Книга Перед вратами жизни. В советском лагере для военнопленных. 1944-1947, страница 109. Автор книги Гельмут Бон

Разделитель для чтения книг в онлайн библиотеке

Онлайн книга «Перед вратами жизни. В советском лагере для военнопленных. 1944-1947»

Cтраница 109

Я снова забеспокоился, так как меня не отпустили в Иваново вместе с Мартином. Может быть, в школе все-таки поставили какую-то отметку в моих бумагах? Или, возможно, это Эрик настучал на меня? Но и эти вопросы остались без ответа. Хорошо еще, что я смог удержаться на кухне. Я был там одним из старейших работников. Теперь я уже редко драил котлы. Я выдавал кухонное белье или резал мясо и разводил яичный порошок.

Я радовался тому, что мои внутренние органы были в полном порядке, а не как у типичного комиссованного военнопленного, хотя внешне я все еще оставался худощавым. Как и положено, мои почки были теперь покрыты достаточным слоем жира.

Но никого из работников кухни не отправляли домой. По-прежнему домой уезжали только дистрофики, которых уже не стоило еще раз откармливать для последующего использования в рабочих бригадах. Но и в этом случае последний эшелон отправился в Германию еще летом. Правда, прошел слух, что в следующем январе опять начнут отправлять пленных домой.

— Я вообще не могу понять, Геза, почему они не отпускают тебя домой! — обращаюсь я к Гезе, который часто бывает дежурным по кухне от венгров. — Ты же курсант, закончивший антифашистскую школу. Тебя, как еврея, немцы использовали на тяжелых работах, где ты уже давно должен был бы погибнуть. Тебя вообще нельзя считать военнопленным, но они и тебя не отпускают домой.

— Да, — говорит со вздохом Геза. — Я и сам не знаю, почему они так со мной поступают! — И он с задумчивым видом опирается о край котла, в то время как я помешиваю кипящий суп.

Но мы с Гезой можем предполагать, почему они не отпускают его домой. Геза интересный человек. Не только потому, что он чемпион мира по бильярду. Он говорит на нескольких иностранных языках, и у него полно знакомых во всем мире.

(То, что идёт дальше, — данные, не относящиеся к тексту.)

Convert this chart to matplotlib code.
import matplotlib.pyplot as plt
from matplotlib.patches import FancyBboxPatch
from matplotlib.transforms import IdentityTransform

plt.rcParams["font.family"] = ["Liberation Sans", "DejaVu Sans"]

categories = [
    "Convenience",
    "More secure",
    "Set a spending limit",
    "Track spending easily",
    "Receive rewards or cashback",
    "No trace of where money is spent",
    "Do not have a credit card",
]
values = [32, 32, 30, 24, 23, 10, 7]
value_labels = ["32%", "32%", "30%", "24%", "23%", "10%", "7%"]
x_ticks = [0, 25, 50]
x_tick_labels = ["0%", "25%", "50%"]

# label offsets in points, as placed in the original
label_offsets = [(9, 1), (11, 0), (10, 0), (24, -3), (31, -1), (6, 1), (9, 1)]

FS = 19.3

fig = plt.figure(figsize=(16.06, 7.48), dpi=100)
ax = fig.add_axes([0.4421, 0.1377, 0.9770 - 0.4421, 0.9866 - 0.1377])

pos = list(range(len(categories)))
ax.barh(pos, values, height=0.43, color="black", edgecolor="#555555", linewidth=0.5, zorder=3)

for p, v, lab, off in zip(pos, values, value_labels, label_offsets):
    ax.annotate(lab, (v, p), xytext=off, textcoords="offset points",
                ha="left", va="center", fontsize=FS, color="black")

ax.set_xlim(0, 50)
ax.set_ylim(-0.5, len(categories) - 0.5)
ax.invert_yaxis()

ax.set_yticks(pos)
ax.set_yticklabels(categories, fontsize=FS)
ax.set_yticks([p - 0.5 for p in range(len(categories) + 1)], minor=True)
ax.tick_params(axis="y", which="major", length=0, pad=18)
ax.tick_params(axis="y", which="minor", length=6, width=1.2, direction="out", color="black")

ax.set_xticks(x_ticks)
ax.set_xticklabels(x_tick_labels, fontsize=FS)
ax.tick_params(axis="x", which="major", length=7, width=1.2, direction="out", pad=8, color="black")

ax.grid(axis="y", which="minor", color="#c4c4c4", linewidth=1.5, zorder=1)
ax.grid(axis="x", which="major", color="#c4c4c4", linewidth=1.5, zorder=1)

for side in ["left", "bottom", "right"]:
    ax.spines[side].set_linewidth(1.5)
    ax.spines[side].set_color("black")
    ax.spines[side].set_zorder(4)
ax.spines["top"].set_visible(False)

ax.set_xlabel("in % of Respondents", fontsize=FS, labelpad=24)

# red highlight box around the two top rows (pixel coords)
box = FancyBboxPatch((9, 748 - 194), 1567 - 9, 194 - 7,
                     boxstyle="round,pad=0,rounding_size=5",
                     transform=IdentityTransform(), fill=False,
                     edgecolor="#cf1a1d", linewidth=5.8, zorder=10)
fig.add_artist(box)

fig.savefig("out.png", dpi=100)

Лаци, венгерский повар с пшеничными усами, всегда грустит, когда вспоминает Венгрию. В нагрудном кармане своей коричневой венгерской офицерской формы он хранит фото красавицы жены и двух маленьких мальчиков. До войны он был управляющим имением. Его рост сто шестьдесят восемь сантиметров. Он весил около тридцати килограммов, когда поступил в госпиталь после работы на торфоразработках. Венгерские офицеры выбрали его поваром, так как он считался самым честным, чистоплотным и порядочным человеком среди них. Он уже не верит, что когда-нибудь снова увидит свою красавицу жену и прелестных сыновей.

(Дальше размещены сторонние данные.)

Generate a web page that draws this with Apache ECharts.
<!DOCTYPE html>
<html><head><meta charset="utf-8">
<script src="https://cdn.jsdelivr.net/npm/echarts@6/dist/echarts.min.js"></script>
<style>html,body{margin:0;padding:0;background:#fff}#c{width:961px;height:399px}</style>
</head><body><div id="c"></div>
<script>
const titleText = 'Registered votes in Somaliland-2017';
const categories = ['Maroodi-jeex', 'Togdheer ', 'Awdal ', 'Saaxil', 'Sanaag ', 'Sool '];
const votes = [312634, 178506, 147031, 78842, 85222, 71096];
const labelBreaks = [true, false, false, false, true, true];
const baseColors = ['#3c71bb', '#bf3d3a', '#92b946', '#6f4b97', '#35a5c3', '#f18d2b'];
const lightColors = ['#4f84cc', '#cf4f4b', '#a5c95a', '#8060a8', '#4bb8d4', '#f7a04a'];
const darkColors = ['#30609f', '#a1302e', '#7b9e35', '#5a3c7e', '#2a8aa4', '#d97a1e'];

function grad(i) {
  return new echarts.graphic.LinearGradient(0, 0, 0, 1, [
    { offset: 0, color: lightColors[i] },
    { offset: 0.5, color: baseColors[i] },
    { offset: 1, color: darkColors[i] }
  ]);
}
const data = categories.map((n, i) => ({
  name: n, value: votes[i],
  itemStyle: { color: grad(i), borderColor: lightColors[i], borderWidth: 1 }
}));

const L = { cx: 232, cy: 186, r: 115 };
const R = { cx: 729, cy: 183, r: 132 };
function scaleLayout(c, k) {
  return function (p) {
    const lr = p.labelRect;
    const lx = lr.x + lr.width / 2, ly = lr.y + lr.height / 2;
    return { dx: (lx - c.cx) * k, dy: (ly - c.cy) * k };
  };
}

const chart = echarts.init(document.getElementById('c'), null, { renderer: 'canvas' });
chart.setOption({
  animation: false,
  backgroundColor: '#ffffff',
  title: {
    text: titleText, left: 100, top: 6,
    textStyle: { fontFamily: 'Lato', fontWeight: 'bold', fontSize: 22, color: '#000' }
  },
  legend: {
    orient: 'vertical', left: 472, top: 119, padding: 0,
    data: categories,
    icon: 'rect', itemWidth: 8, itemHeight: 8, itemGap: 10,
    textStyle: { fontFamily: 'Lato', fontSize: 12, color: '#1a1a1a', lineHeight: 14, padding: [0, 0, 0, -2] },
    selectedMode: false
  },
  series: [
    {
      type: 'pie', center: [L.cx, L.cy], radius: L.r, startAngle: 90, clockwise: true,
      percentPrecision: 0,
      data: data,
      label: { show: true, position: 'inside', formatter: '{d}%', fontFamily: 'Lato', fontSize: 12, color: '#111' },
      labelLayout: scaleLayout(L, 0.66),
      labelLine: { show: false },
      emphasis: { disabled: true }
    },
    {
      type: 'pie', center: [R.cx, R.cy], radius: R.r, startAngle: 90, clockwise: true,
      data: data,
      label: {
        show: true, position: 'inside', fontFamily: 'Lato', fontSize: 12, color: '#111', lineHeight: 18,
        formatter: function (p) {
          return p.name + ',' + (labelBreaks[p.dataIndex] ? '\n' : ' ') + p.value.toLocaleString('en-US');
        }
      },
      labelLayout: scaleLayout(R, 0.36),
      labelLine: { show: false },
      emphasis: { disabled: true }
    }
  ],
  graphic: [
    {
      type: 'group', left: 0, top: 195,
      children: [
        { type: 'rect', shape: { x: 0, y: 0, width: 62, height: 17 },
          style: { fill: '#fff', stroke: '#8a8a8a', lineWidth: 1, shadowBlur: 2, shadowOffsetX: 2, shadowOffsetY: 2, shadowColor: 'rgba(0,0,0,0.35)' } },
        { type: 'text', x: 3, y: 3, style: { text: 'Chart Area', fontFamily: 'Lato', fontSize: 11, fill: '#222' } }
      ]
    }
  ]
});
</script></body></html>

У венгров в лагере большие шансы стать любимчиками русских.

«Венгрия должна стать демократией нового типа!» — пишет московская газета «Правда». Венгерский народ прогрессивный. Он более прогрессивный, чем немцы, в отношении которых товарищ Сталин не убежден, что они достаточно созрели для демократии.

Следовательно, надо доказать это и в лагере. И венгерский староста актива, который в своем коротком полушубке и белых сапожках похож на какого-нибудь венгерского вельможу, повязал себе на рукав красно-бело-зеленую (цвета венгерского флага) широкую ленту. В таком виде он вышагивает на лагерном плацу во главе колонны поющих венгров, демонстрирующих приверженность прогрессу. А потом венгерский староста актива вместе с двумя другими прогрессивными венграми улетает на самолете из Москвы в Будапешт.

Да, такое тоже случается.

А в лагере они выбирают нового старосту актива. Эрнё, правда, не такой прогрессивный, как прежний староста.

Это сразу заметно!

Разве стал бы он в противном случае рассказывать, что с ним случилось, когда его взяли в плен!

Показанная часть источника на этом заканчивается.